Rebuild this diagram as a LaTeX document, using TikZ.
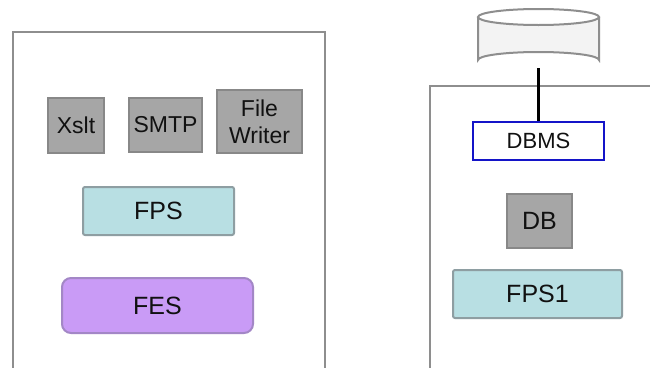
\documentclass[tikz,border=0pt]{standalone}
\usepackage{fontspec}
\setmainfont{Liberation Sans}
\definecolor{framegray}{HTML}{8E8E8E}
\definecolor{boxgray}{HTML}{A6A6A6}
\definecolor{boxedge}{HTML}{888888}
\definecolor{tealfill}{HTML}{B8DFE3}
\definecolor{tealedge}{HTML}{8E9EA2}
\definecolor{lavfill}{HTML}{C99BF6}
\definecolor{lavedge}{HTML}{A387C6}
\definecolor{cylfill}{HTML}{F3F3F3}
\definecolor{dbmsblue}{HTML}{1414C8}
\definecolor{inktext}{HTML}{111111}
\begin{document}
\begin{tikzpicture}[x=1pt,y=-1pt,
  frame/.style={draw=framegray,line width=2pt},
  comp/.style={draw=boxedge,fill=boxgray,line width=2pt,inner sep=0pt,
    text=inktext,font=\fontsize{23}{27}\selectfont,align=center},
  svc/.style={draw=tealedge,fill=tealfill,line width=2pt,inner sep=0pt,
    rounded corners=2pt,text=inktext,font=\fontsize{25}{29}\selectfont},
  engine/.style={draw=lavedge,fill=lavfill,line width=2pt,inner sep=0pt,
    rounded corners=9pt,text=inktext,font=\fontsize{25}{29}\selectfont},
  dbms/.style={draw=dbmsblue,fill=white,line width=2.2pt,inner sep=0pt,
    text=inktext,font=\fontsize{22}{26}\selectfont},
  link/.style={draw=black,line width=2.5pt}]
\useasboundingbox[fill=white] (0,0) rectangle (650,367);

% left container, open at the bottom
\draw[frame] (13,380) -- (13,32) -- (325,32) -- (325,380);
% right container, open at the bottom and right
\draw[frame] (430,380) -- (430,86) -- (660,86);

% left container contents
\node[comp,minimum width=56pt,minimum height=55pt] (xslt) at (76,125.5) {Xslt};
\node[comp,minimum width=73pt,minimum height=54pt] (smtp) at (165.5,125) {SMTP};
\node[comp,minimum width=85pt,minimum height=63pt] (fw) at (259.5,121.5) {File\\Writer};
\node[svc,minimum width=151pt,minimum height=48pt] (fps) at (158.5,211) {FPS};
\node[engine,minimum width=191pt,minimum height=55pt] (fes) at (157.5,305.5) {FES};

% database store (cylinder)
\node[inner sep=0pt,minimum width=121pt,minimum height=59pt] (store) at (538.5,38.5) {};
\fill[cylfill] (478,17) -- (478,60) arc[start angle=180,end angle=360,x radius=60.5,y radius=8]
  -- (599,17) arc[start angle=0,end angle=180,x radius=60.5,y radius=8] -- cycle;
\draw[framegray,line width=2pt] (478,17) -- (478,60)
  arc[start angle=180,end angle=360,x radius=60.5,y radius=8] -- (599,17);
\draw[framegray,line width=2pt] (538.5,17) ellipse[x radius=60.5,y radius=8];

% right container contents
\node[dbms,minimum width=131pt,minimum height=38pt] (dbmsbox) at (538.5,141) {DBMS};
\node[comp,font=\fontsize{25}{29}\selectfont,minimum width=65pt,minimum height=54pt] (db) at (539.5,221) {DB};
\node[svc,minimum width=169pt,minimum height=48pt] (fps1) at (537.5,294) {FPS1};

\draw[link] (store.south) -- (dbmsbox.north);
\end{tikzpicture}
\end{document}
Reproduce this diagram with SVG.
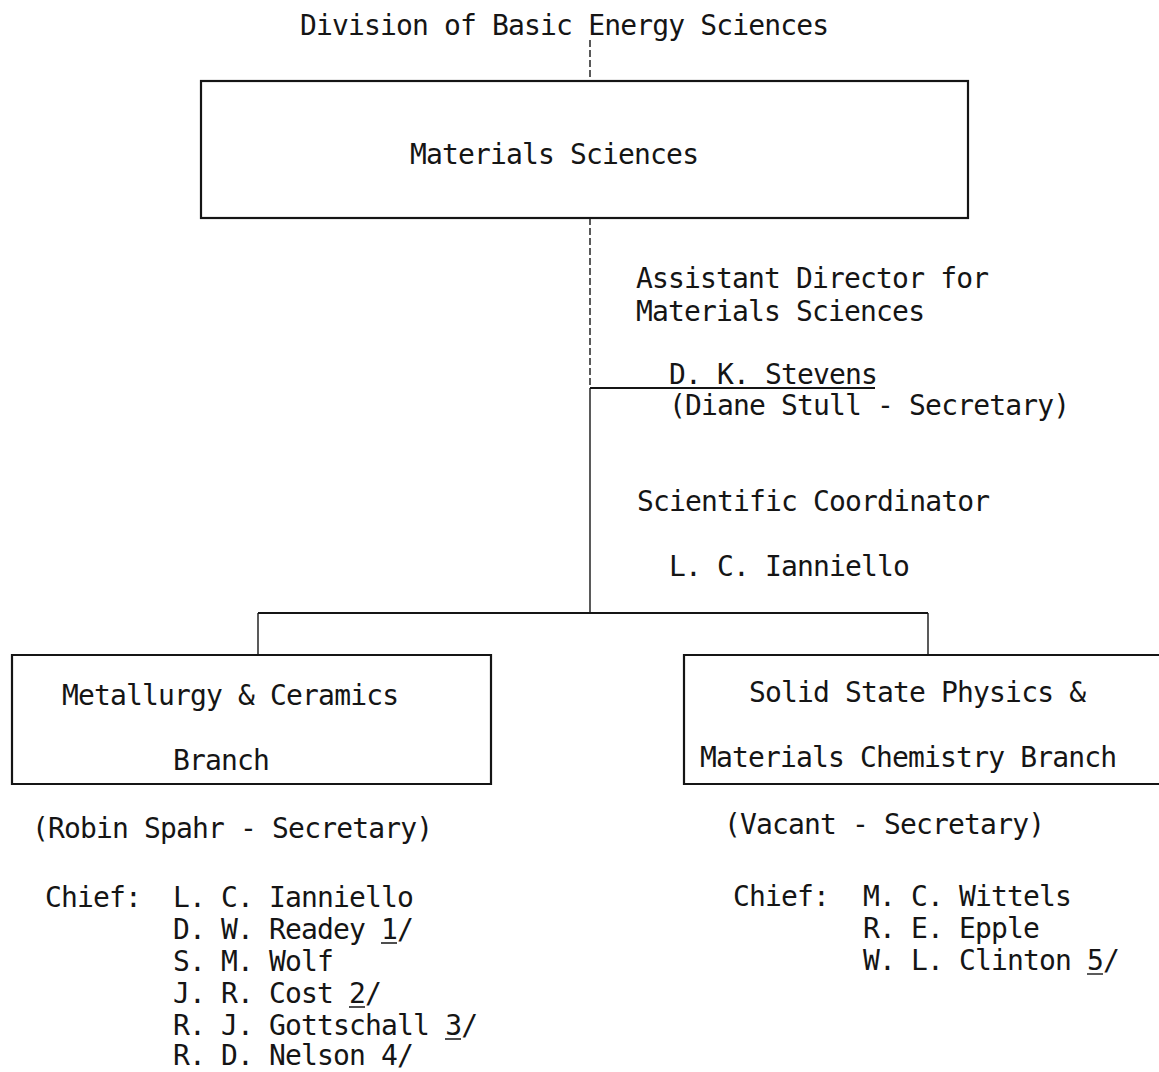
<svg xmlns="http://www.w3.org/2000/svg" width="1159" height="1072" viewBox="0 0 1159 1072">
<style>
text{font-family:"DejaVu Sans Mono","Liberation Mono",monospace;font-size:28px;letter-spacing:-0.85px;fill:#151515}
.box{fill:none;stroke:#151515;stroke-width:2.2}
.ln{fill:none;stroke:#151515;stroke-width:2}
.thin{fill:none;stroke:#151515;stroke-width:1.4}
.dash{fill:none;stroke:#151515;stroke-width:1.4;stroke-dasharray:7 3}
</style>
<rect width="1159" height="1072" fill="#ffffff"/>
<g id="connectors">
<path class="dash" d="M590 40 V80"/>
<path class="dash" d="M590 218 V388"/>
<path class="thin" d="M590 388 V613"/>
<path class="ln" d="M590 388 H875"/>
<path class="ln" d="M258 613 H928"/>
<path class="thin" d="M258 613 V655"/>
<path class="thin" d="M928 613 V655"/>
</g>
<g id="division">
<text x="300" y="35">Division of Basic Energy Sciences</text>
</g>
<g id="materials-sciences">
<rect class="box" x="201" y="81" width="767" height="137"/>
<text x="410" y="164">Materials Sciences</text>
</g>
<g id="assistant-director">
<text x="636" y="288">Assistant Director for</text>
<text x="636" y="321">Materials Sciences</text>
<text x="669" y="384">D. K. Stevens</text>
<text x="669" y="415">(Diane Stull - Secretary)</text>
</g>
<g id="scientific-coordinator">
<text x="637" y="511">Scientific Coordinator</text>
<text x="669" y="576">L. C. Ianniello</text>
</g>
<g id="metallurgy-branch">
<path class="box" d="M491 655 H12 V784 H491 Z"/>
<text x="62" y="705">Metallurgy &amp; Ceramics</text>
<text x="173" y="770">Branch</text>
<text x="32" y="838">(Robin Spahr - Secretary)</text>
<text x="45" y="907">Chief:</text>
<text x="173" y="907">L. C. Ianniello</text>
<text x="173" y="939">D. W. Readey 1/</text>
<text x="173" y="971">S. M. Wolf</text>
<text x="173" y="1003">J. R. Cost 2/</text>
<text x="173" y="1035">R. J. Gottschall 3/</text>
<text x="173" y="1065">R. D. Nelson 4/</text>
<path class="thin" d="M381 943 H397 M349 1007 H365 M445 1039 H461"/>
</g>
<g id="solid-state-branch">
<path class="box" d="M1159 655 H684 V784 H1159"/>
<text x="749" y="702">Solid State Physics &amp;</text>
<text x="700" y="767">Materials Chemistry Branch</text>
<text x="724" y="834">(Vacant - Secretary)</text>
<text x="733" y="906">Chief:</text>
<text x="863" y="906">M. C. Wittels</text>
<text x="863" y="938">R. E. Epple</text>
<text x="863" y="970">W. L. Clinton 5/</text>
<path class="thin" d="M1087 974 H1103"/>
</g>
</svg>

================================

* **WORK TO COMPLETE**
Using the listing above, locate the lines that hold "this" and copy each one.

* **EXPECTED OUTPUT**
Rebuild this diagram as a LaTeX document, using TikZ.
Reproduce this diagram with SVG.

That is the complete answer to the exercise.